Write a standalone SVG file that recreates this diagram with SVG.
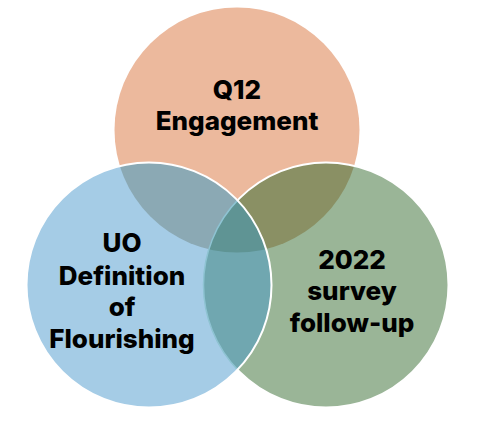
<svg xmlns="http://www.w3.org/2000/svg" width="480" height="423" viewBox="0 0 480 423">
  <defs>
    <clipPath id="cTop"><circle cx="237" cy="130" r="122.5"/></clipPath>
    <clipPath id="cLeft"><circle cx="149" cy="285" r="122.5"/></clipPath>
    <clipPath id="cRight"><circle cx="326" cy="285" r="122.5"/></clipPath>
  </defs>
  <style>
    .lbl { font-family: Inter, "Liberation Sans", sans-serif; font-weight: 800; font-size: 26px; fill: #000; text-anchor: middle; }
  </style>
  <rect width="480" height="423" fill="#ffffff"/>
  <g id="circle-q12">
    <circle cx="237" cy="130" r="122.5" fill="#ecb99d"/>
  </g>
  <g id="circle-survey">
    <circle cx="326" cy="285" r="122.5" fill="#9ab597"/>
    <circle cx="326" cy="285" r="122.5" fill="#8a9064" clip-path="url(#cTop)"/>
    <circle cx="326" cy="285" r="122.5" fill="none" stroke="#ffffff" stroke-width="2"/>
  </g>
  <g id="circle-uo">
    <circle cx="149" cy="285" r="122.5" fill="#a5cce6"/>
    <g clip-path="url(#cLeft)">
      <circle cx="237" cy="130" r="122.5" fill="#8ba9b4"/>
      <circle cx="326" cy="285" r="122.5" fill="#70a7b0"/>
      <g clip-path="url(#cTop)">
        <circle cx="326" cy="285" r="122.5" fill="#5f9494"/>
      </g>
      <circle cx="326" cy="285" r="122.5" fill="none" stroke="#8ec3d2" stroke-width="1.5"/>
    </g>
    <circle cx="149" cy="285" r="122.5" fill="none" stroke="#ffffff" stroke-width="2"/>
  </g>
  <g id="labels">
    <text class="lbl" x="237" y="99">Q12</text>
    <text class="lbl" x="237" y="130">Engagement</text>
    <text class="lbl" x="122" y="252">UO</text>
    <text class="lbl" x="122" y="285">Definition</text>
    <text class="lbl" x="122" y="316">of</text>
    <text class="lbl" x="122" y="348">Flourishing</text>
    <text class="lbl" x="352" y="269">2022</text>
    <text class="lbl" x="352" y="300">survey</text>
    <text class="lbl" x="352" y="332">follow-up</text>
  </g>
  <g id="connectors"></g>
</svg>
--*--
> **Requirements**
Repeat the listing above exactly, with no pictures.

> **Exercise result**
Write a standalone SVG file that recreates this diagram with SVG.
<svg xmlns="http://www.w3.org/2000/svg" width="480" height="423" viewBox="0 0 480 423">
  <defs>
    <clipPath id="cTop"><circle cx="237" cy="130" r="122.5"/></clipPath>
    <clipPath id="cLeft"><circle cx="149" cy="285" r="122.5"/></clipPath>
    <clipPath id="cRight"><circle cx="326" cy="285" r="122.5"/></clipPath>
  </defs>
  <style>
    .lbl { font-family: Inter, "Liberation Sans", sans-serif; font-weight: 800; font-size: 26px; fill: #000; text-anchor: middle; }
  </style>
  <rect width="480" height="423" fill="#ffffff"/>
  <g id="circle-q12">
    <circle cx="237" cy="130" r="122.5" fill="#ecb99d"/>
  </g>
  <g id="circle-survey">
    <circle cx="326" cy="285" r="122.5" fill="#9ab597"/>
    <circle cx="326" cy="285" r="122.5" fill="#8a9064" clip-path="url(#cTop)"/>
    <circle cx="326" cy="285" r="122.5" fill="none" stroke="#ffffff" stroke-width="2"/>
  </g>
  <g id="circle-uo">
    <circle cx="149" cy="285" r="122.5" fill="#a5cce6"/>
    <g clip-path="url(#cLeft)">
      <circle cx="237" cy="130" r="122.5" fill="#8ba9b4"/>
      <circle cx="326" cy="285" r="122.5" fill="#70a7b0"/>
      <g clip-path="url(#cTop)">
        <circle cx="326" cy="285" r="122.5" fill="#5f9494"/>
      </g>
      <circle cx="326" cy="285" r="122.5" fill="none" stroke="#8ec3d2" stroke-width="1.5"/>
    </g>
    <circle cx="149" cy="285" r="122.5" fill="none" stroke="#ffffff" stroke-width="2"/>
  </g>
  <g id="labels">
    <text class="lbl" x="237" y="99">Q12</text>
    <text class="lbl" x="237" y="130">Engagement</text>
    <text class="lbl" x="122" y="252">UO</text>
    <text class="lbl" x="122" y="285">Definition</text>
    <text class="lbl" x="122" y="316">of</text>
    <text class="lbl" x="122" y="348">Flourishing</text>
    <text class="lbl" x="352" y="269">2022</text>
    <text class="lbl" x="352" y="300">survey</text>
    <text class="lbl" x="352" y="332">follow-up</text>
  </g>
  <g id="connectors"></g>
</svg>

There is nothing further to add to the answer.